Our fifth day in New Delhi, I started to climb myself out of that black hole and back onto a solid foundation. And it honestly took a few days to finally start feeling like myself when we moved to Agra.
It amazed me that it only took a little less than a week for me to fall from being head over heals in love with this country to a place where nothing about India made me happy.
That is exactly what the enemy wanted. He wanted me to believe it was a helpless country and there was nothing I could do to change that.
When you start thinking thoughts that you know are not from you, you gotta call them out and kick Satan back to hell.
I was so mad that I had let the enemy make me think so badly of this country.
It wasn’t until we were leaving India that I started to see even more of the beauty that I missed in the past.
The children playing on a huge toppled tree but having the best time, the grandma selling fruit on the side of the street with a huge smile, the loan green tree amongst vast tan fields, and women in beautiful saris herding the goats in the open field while the sun sets.

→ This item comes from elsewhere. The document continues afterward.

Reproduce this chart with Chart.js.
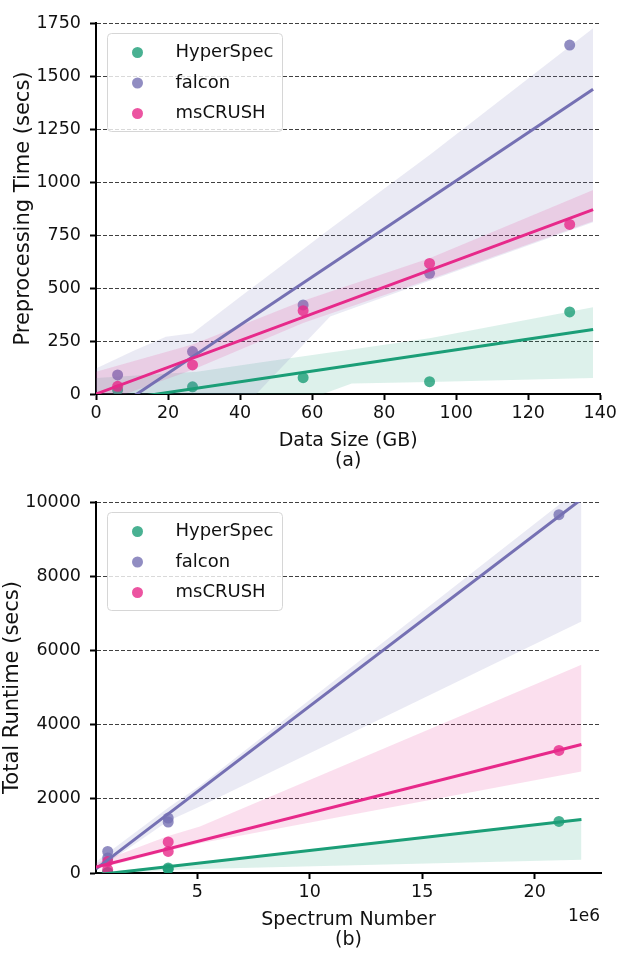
<!DOCTYPE html>
<html>
<head>
<meta charset="utf-8">
<script src="https://cdn.jsdelivr.net/npm/chart.js@4.4.1/dist/chart.umd.min.js"></script>
<style>
  html, body { margin: 0; padding: 0; background: #fff; }
  .panel { position: relative; width: 620px; height: 477px; }
</style>
</head>
<body>
<div class="panel"><canvas id="chart-a" width="620" height="477"></canvas></div>
<div class="panel"><canvas id="chart-b" width="620" height="477"></canvas></div>
<script>
'use strict'

const SERIES = ['HyperSpec', 'falcon', 'msCRUSH']
const RGB = ['27, 158, 119', '117, 112, 179', '231, 41, 138']

// (a) preprocessing time vs data size (GB)
const sizeGB = [6.0, 26.8, 57.5, 92.6, 131.5]
const preHyperSpec = [19, 34, 77, 58, 387]
const preFalcon = [90, 200, 420, 569, 1646]
const preMsCrush = [36, 137, 393, 616, 800]

// fitted lines, read at both ends
const fitXa = [0, 138]
const fitHyperSpecA = [-43, 304]
const fitFalconA = [-129, 1438]
const fitMsCrushA = [0, 870]

// confidence bands (upper / lower edge)
const bandHyperSpecXa = [0, 28, 45, 63, 71, 92.6, 138]
const bandHyperSpecHiA = [75, 105, 147, 191, 210, 263, 409]
const bandHyperSpecLoA = [-400, -220, -115, 0, 50, 57, 76]
const bandFalconXa = [0, 10, 19.4, 26.8, 42.5, 44.5, 65, 92.6, 138]
const bandFalconHiA = [120, 200, 270, 286, 490, 515, 780, 1127, 1725]
const bandFalconLoA = [-800, -620, -451, -318, -36, 0, 365, 534, 810]
const bandMsCrushXa = [0, 27, 57.5, 92.6, 138]
const bandMsCrushHiA = [105, 235, 440, 640, 962]
const bandMsCrushLoA = [-50, 115, 335, 540, 815]

// (b) total runtime vs spectrum number (x 1e6)
const specNum = [1.02, 1.02, 3.71, 3.71, 21.08]
const runHyperSpec = [16, 10, 135, 100, 1391]
const runFalcon = [582, 404, 1482, 1375, 9658]
const runMsCrush = [313, 89, 836, 582, 3305]

const fitXb = [0.5, 22.08]
const fitHyperSpecB = [-50, 1440]
const fitFalconB = [111, 10074]
const fitMsCrushB = [160, 3465]

const bandXb = [0.5, 3.71, 5.12, 22.08]
const bandHyperSpecHiB = [10, 190, 290, 1470]
const bandHyperSpecLoB = [-60, 80, 108, 358]
const bandFalconHiB = [300, 1760, 2350, 10400]
const bandFalconLoB = [60, 1400, 1795, 6782]
const bandMsCrushHiB = [260, 1000, 1256, 5615]
const bandMsCrushLoB = [100, 600, 800, 2739]

const FONT = "'DejaVu Sans', 'Liberation Sans', sans-serif"
Chart.defaults.font.family = FONT
Chart.defaults.color = '#111'


function rgba (i, a) {
  return 'rgba(' + RGB[i] + ', ' + a + ')'
}

function pts (xs, ys) {
  return xs.map((x, i) => ({x: x, y: ys[i]}))
}


function buildDatasets (xs, values, fitX, fits, bandXs, bandHi, bandLo) {
  const sets = []
  let layer = 100

  // seaborn order: scatter + band per method, then the fit lines on top
  SERIES.forEach((name, s) => {
    sets.push({
      type: 'scatter',
      label: name,
      data: pts(xs, values[s]),
      backgroundColor: rgba(s, 0.8),
      borderWidth: 0,
      pointRadius: 5.5,
      order: layer--
    })
    sets.push({
      type: 'line',
      label: name + ' ci',
      data: pts(bandXs[s], bandHi[s]),
      borderWidth: 0,
      pointRadius: 0,
      tension: 0,
      fill: '+1',
      backgroundColor: rgba(s, 0.15),
      order: layer--
    })
    sets.push({
      type: 'line',
      label: name + ' ci low',
      data: pts(bandXs[s], bandLo[s]),
      borderWidth: 0,
      pointRadius: 0,
      tension: 0,
      fill: false,
      order: layer--
    })
  })
  SERIES.forEach((name, s) => {
    sets.push({
      type: 'line',
      label: name + ' fit',
      data: pts(fitX, fits[s]),
      borderColor: 'rgb(' + RGB[s] + ')',
      borderWidth: 3,
      pointRadius: 0,
      tension: 0,
      fill: false,
      order: layer--
    })
  })
  return sets
}


const frameLegend = {
  id: 'frameLegend',
  afterDraw (chart, args, opts) {
    const ctx = chart.ctx
    const area = chart.chartArea
    const left = area.left + 11.5
    const top = area.top + 10.5
    const w = 175
    const h = 98
    const r = 4

    ctx.save()
    ctx.beginPath()
    ctx.roundRect(left, top, w, h, r)
    ctx.fillStyle = 'rgba(255, 255, 255, 0.8)'
    ctx.fill()
    ctx.lineWidth = 1
    ctx.strokeStyle = '#d6d6d6'
    ctx.stroke()

    ctx.font = '18px ' + FONT
    ctx.textBaseline = 'middle'
    ctx.textAlign = 'left'
    SERIES.forEach((name, i) => {
      const y = top + 19 + i * 30.5
      ctx.beginPath()
      ctx.arc(left + 30, y, 5.5, 0, Math.PI * 2)
      ctx.fillStyle = rgba(i, 0.8)
      ctx.fill()
      ctx.fillStyle = '#111'
      ctx.fillText(name, left + 68, y)
    })

    if (opts.offsetText) {
      ctx.font = '17px ' + FONT
      ctx.textAlign = 'right'
      ctx.fillText(opts.offsetText, area.right - 1, area.bottom + 44)
    }
    ctx.restore()
  }
}


function drawPanel (id, conf) {
  const ctx = document.getElementById(id).getContext('2d')
  return new Chart(ctx, {
    type: 'scatter',
    data: {datasets: conf.datasets},
    options: {
      responsive: false,
      animation: false,
      events: [],
      layout: {padding: {top: conf.top, right: 19, left: 0, bottom: 0}},
      plugins: {
        legend: {display: false},
        tooltip: {enabled: false},
        frameLegend: {offsetText: conf.offsetText}
      },
      scales: {
        x: {
          type: 'linear',
          min: conf.xMin,
          max: conf.xMax,
          afterFit: (scale) => { scale.height = conf.xHeight },
          ticks: {
            stepSize: conf.xStep,
            includeBounds: false,
            padding: 3,
            font: {size: 17.5},
            color: '#111',
            callback: (v) => String(v)
          },
          grid: {drawOnChartArea: false, drawTicks: true, tickLength: 6, tickColor: '#000', tickWidth: 2},
          border: {color: '#000', width: 2},
          title: {
            display: true,
            text: conf.xTitle,
            font: {size: 19, lineHeight: '20px'},
            color: '#111',
            padding: {top: 0, bottom: conf.xTitlePad}
          }
        },
        y: {
          type: 'linear',
          min: 0,
          max: conf.yMax,
          afterFit: (scale) => { scale.width = 96 },
          ticks: {
            stepSize: conf.yStep,
            padding: 9,
            font: {size: 17.5},
            color: '#111',
            callback: (v) => String(v)
          },
          grid: {color: 'rgba(0, 0, 0, 0.75)', lineWidth: 1, tickLength: 6, tickColor: '#000', tickWidth: 2, tickBorderDash: []},
          border: {color: '#000', width: 2, dash: [4, 2]},
          title: {
            display: true,
            text: conf.yTitle,
            font: {size: 21},
            color: '#111',
            padding: {top: conf.yTitlePad, bottom: 0}
          }
        }
      }
    },
    plugins: [frameLegend]
  })
}


drawPanel('chart-a', {
  datasets: buildDatasets(
    sizeGB, [preHyperSpec, preFalcon, preMsCrush],
    fitXa, [fitHyperSpecA, fitFalconA, fitMsCrushA],
    [bandHyperSpecXa, bandFalconXa, bandMsCrushXa],
    [bandHyperSpecHiA, bandFalconHiA, bandMsCrushHiA],
    [bandHyperSpecLoA, bandFalconLoA, bandMsCrushLoA]
  ),
  top: 23,
  xMin: 0,
  xMax: 140,
  xStep: 20,
  xHeight: 83,
  xTitle: ['Data Size (GB)', '(a)'],
  xTitlePad: 6,
  yMax: 1750,
  yStep: 250,
  yTitle: 'Preprocessing Time (secs)',
  yTitlePad: 11
})

drawPanel('chart-b', {
  datasets: buildDatasets(
    specNum, [runHyperSpec, runFalcon, runMsCrush],
    fitXb, [fitHyperSpecB, fitFalconB, fitMsCrushB],
    [bandXb, bandXb, bandXb],
    [bandHyperSpecHiB, bandFalconHiB, bandMsCrushHiB],
    [bandHyperSpecLoB, bandFalconLoB, bandMsCrushLoB]
  ),
  top: 25,
  xMin: 0.5,
  xMax: 22.95,
  xStep: 5,
  xHeight: 81,
  xTitle: ['Spectrum Number', '(b)'],
  xTitlePad: 4,
  yMax: 10000,
  yStep: 2000,
  yTitle: 'Total Runtime (secs)',
  yTitlePad: 0,
  offsetText: '1e6'
})
</script>
</body>
</html>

That is the beauty that I missed because all I started to see was the negative before.
Now that I have seen it, the crazy part is that I want to go back.
I want to capture the beauty that I missed this first time around.
My love for India was so high and filled to the brim with expectancy. When it wasn’t what I planned, it fell pretty fast. But, I know that India taught me a valuable lesson and helped me to take captive of my thoughts to notice when a foreign one enters.
I am thankful that God was able to show me the beauty of India as I sat in trains and long car rides. I was able to see the India that I saw in my dreams and that makes me even more excited for the future of this country.
No one could have prepared me for India and the lessons I would learn in keeping an open mind and an open heart.
I think of the opportunities and conversations that were lost because I had a negative outlook on the country as a whole.
I know that I now do love India in a new way and I hope maybe one day I will make it back and see more of what this country has to offer.